The filing went on to point out that their policies mirror the positions of 25 other sororities throughout Canada and the United States.  

The subject of the lawsuit has filed a separate supporting document to have the proceedings dismissed.  Langford’s attorneys note that the lawsuit, while revolving around Langford, never mentions wrongdoing and doesn’t seek to find relief from her. Her attorney claims that the suing members are flinging “dehumanizing mud” to “bully Ms. Langford on the national stage. Langford’s filing states, “This, alone, merits dismissal.” 

Prior to filing the suit, the sorority held a vote to determine if Langford should be admitted to Kappa Kappa Gamma, but their opinion meant nothing to the president and membership chair of the chapter. Instead, sorority leadership told members that they could drop out of the group if they have issues with Langford, a position they reiterated in their motion for dismissal. 

Some sisters are planning to do just that, and one is considering transferring out of the University of Wyoming altogether.  

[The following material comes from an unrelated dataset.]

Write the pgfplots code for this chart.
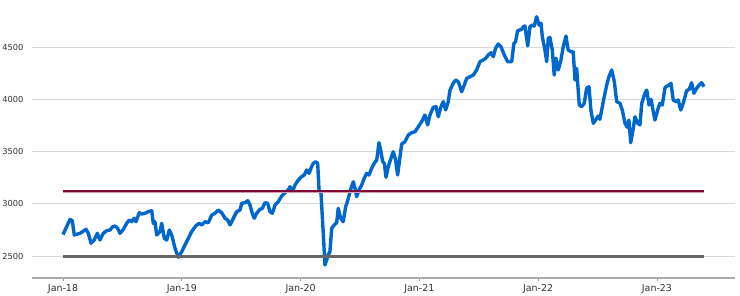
\documentclass[border=0pt]{standalone}
\usepackage{pgfplots}
\pgfplotsset{compat=1.18}
\usepackage{fontspec}
\setmainfont{DejaVu Sans}

\definecolor{lineblue}{HTML}{0068CC}
\definecolor{maroon}{HTML}{7A0A36}
\definecolor{maroonedge}{HTML}{D49AAE}
\definecolor{avggray}{HTML}{666666}
\definecolor{labelgray}{HTML}{333333}

\begin{document}
\begin{tikzpicture}
\begin{axis}[
    scale only axis,
    width=703bp, height=278bp,
    xmin=2017.739, xmax=2023.657,
    ymin=2289.5, ymax=4949.7,
    axis lines*=left,
    y axis line style={draw=none},
    x axis line style={draw=gray!65, line width=1.6bp},
    xtick={2018,2019,2020,2021,2022,2023},
    xticklabels={Jan-18,Jan-19,Jan-20,Jan-21,Jan-22,Jan-23},
    ytick={2500,3000,3500,4000,4500},
    tick align=outside,
    major tick length=3bp,
    xtick style={draw=gray!80, line width=0.6bp},
    ytick style={draw=none},
    ymajorgrids=true,
    grid style={draw=gray!30, line width=0.8bp},
    /pgf/number format/assume math mode=true,
    /pgf/number format/1000 sep={},
    yticklabel style={font=\fontsize{8.3}{9}\selectfont, text=labelgray, xshift=-2bp},
    xticklabel style={font=\fontsize{9.5}{11}\selectfont, text=labelgray},
]

\addplot[color=lineblue, line width=3.4bp, line join=round] coordinates {
(2018.000,2705)(2018.059,2850)(2018.078,2838)(2018.095,2701)(2018.143,2717)
(2018.194,2755)(2018.213,2717)(2018.236,2622)(2018.263,2653)(2018.289,2717)
(2018.311,2653)(2018.339,2717)(2018.368,2742)(2018.396,2749)(2018.418,2780)
(2018.438,2787)(2018.460,2765)(2018.480,2717)(2018.508,2755)(2018.536,2813)
(2018.558,2844)(2018.578,2828)(2018.598,2861)(2018.614,2828)(2018.642,2914)
(2018.662,2902)(2018.690,2909)(2018.718,2924)(2018.747,2933)(2018.760,2813)
(2018.774,2828)(2018.789,2701)(2018.816,2733)(2018.831,2813)(2018.853,2669)
(2018.873,2653)(2018.895,2749)(2018.915,2701)(2018.943,2574)(2018.971,2488)
(2018.999,2541)(2019.027,2605)(2019.055,2669)(2019.083,2733)(2019.117,2787)
(2019.145,2813)(2019.168,2797)(2019.195,2828)(2019.223,2819)(2019.252,2892)
(2019.279,2909)(2019.307,2940)(2019.336,2914)(2019.364,2861)(2019.386,2844)
(2019.406,2797)(2019.434,2861)(2019.462,2924)(2019.490,2940)(2019.504,3004)
(2019.532,3010)(2019.555,3029)(2019.574,2988)(2019.593,2909)(2019.610,2861)
(2019.630,2909)(2019.658,2947)(2019.678,2956)(2019.700,3010)(2019.723,3004)
(2019.742,2924)(2019.762,2909)(2019.785,2988)(2019.812,3020)(2019.841,3074)
(2019.869,3106)(2019.896,3132)(2019.911,3163)(2019.930,3115)(2019.953,3179)
(2019.981,3227)(2020.009,3259)(2020.031,3275)(2020.051,3323)(2020.071,3291)
(2020.093,3355)(2020.107,3387)(2020.127,3402)(2020.144,3387)(2020.155,3138)
(2020.172,3100)(2020.183,2876)(2020.194,2653)(2020.205,2414)(2020.219,2462)
(2020.233,2510)(2020.247,2541)(2020.262,2765)(2020.284,2797)(2020.304,2819)
(2020.317,2956)(2020.338,2861)(2020.359,2828)(2020.380,2972)(2020.402,3052)
(2020.424,3148)(2020.444,3211)(2020.458,3148)(2020.472,3067)(2020.492,3132)
(2020.514,3179)(2020.536,3244)(2020.556,3291)(2020.576,3275)(2020.598,3339)
(2020.620,3387)(2020.641,3419)(2020.660,3584)(2020.677,3498)(2020.691,3402)
(2020.705,3387)(2020.719,3253)(2020.738,3355)(2020.761,3435)(2020.780,3498)
(2020.800,3419)(2020.817,3275)(2020.837,3450)(2020.851,3571)(2020.879,3594)
(2020.907,3658)(2020.935,3680)(2020.963,3689)(2020.991,3737)(2021.019,3785)
(2021.047,3849)(2021.070,3754)(2021.089,3849)(2021.117,3923)(2021.140,3929)
(2021.159,3833)(2021.182,3929)(2021.201,3977)(2021.221,3897)(2021.243,3977)
(2021.258,4088)(2021.285,4153)(2021.306,4184)(2021.328,4168)(2021.356,4072)
(2021.378,4136)(2021.398,4200)(2021.426,4216)(2021.454,4232)(2021.482,4280)
(2021.510,4359)(2021.538,4376)(2021.558,4392)(2021.580,4423)(2021.603,4445)
(2021.622,4407)(2021.642,4488)(2021.664,4529)(2021.687,4503)(2021.715,4423)
(2021.743,4359)(2021.777,4359)(2021.796,4535)(2021.810,4551)(2021.827,4656)
(2021.847,4663)(2021.861,4669)(2021.875,4694)(2021.889,4701)(2021.912,4510)
(2021.931,4694)(2021.950,4710)(2021.967,4701)(2021.987,4790)(2022.007,4710)
(2022.024,4727)(2022.035,4598)(2022.057,4471)(2022.072,4359)(2022.085,4583)
(2022.099,4592)(2022.119,4471)(2022.135,4232)(2022.150,4392)(2022.169,4280)
(2022.192,4376)(2022.211,4503)(2022.234,4605)(2022.253,4471)(2022.276,4455)
(2022.295,4455)(2022.310,4184)(2022.324,4296)(2022.346,3945)(2022.366,3929)
(2022.388,3961)(2022.408,4105)(2022.428,4120)(2022.444,3897)(2022.464,3770)
(2022.484,3801)(2022.506,3840)(2022.520,3808)(2022.548,3977)(2022.577,4136)
(2022.596,4216)(2022.619,4280)(2022.641,4168)(2022.661,3977)(2022.689,3961)
(2022.708,3897)(2022.731,3770)(2022.750,3732)(2022.764,3801)(2022.779,3584)
(2022.801,3722)(2022.815,3833)(2022.838,3770)(2022.857,3754)(2022.872,3961)
(2022.899,4057)(2022.914,4088)(2022.933,3945)(2022.950,3999)(2022.969,3881)
(2022.983,3801)(2023.006,3897)(2023.025,3961)(2023.045,3945)(2023.067,4105)
(2023.076,4120)(2023.103,4136)(2023.118,4153)(2023.137,3993)(2023.160,3977)
(2023.179,3993)(2023.200,3897)(2023.221,3961)(2023.250,4082)(2023.272,4095)
(2023.292,4158)(2023.311,4057)(2023.334,4105)(2023.356,4136)(2023.376,4158)
(2023.396,4120)
};

\addplot[color=maroonedge, line width=3bp] coordinates {(2018.000,3122)(2023.397,3122)};
\addplot[color=maroon, line width=1.5bp] coordinates {(2018.000,3122)(2023.397,3122)};
\addplot[color=avggray, line width=3bp] coordinates {(2018.000,2497)(2023.397,2497)};

\coordinate (sw) at (rel axis cs:0,0);
\end{axis}
\pgfresetboundingbox
\path ([shift={(-32bp,-18bp)}]sw) rectangle ++(740bp,296bp);
\end{tikzpicture}
\end{document}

“We lost quite a few members as a result of this,” one member explained. “I refuse to subvert my rights as a woman to cater towards the comfort of a man. Everyone needs to be treated with dignity … but there’s a line, and it has been crossed.” 

As for Langford, she seems to be living the plot of the 2002 film Sorority Girls, and it seems will be sharing the same abysmal rating for her acting abilities. As the late film critic Roger Ebert noted in his review of the ill-fated flop, “Because the intelligence level of the characters must be low, very low, very very low, for the masquerade to work, the movie contains no wit, only labored gags involving falsies, lipstick, and unruly erections.”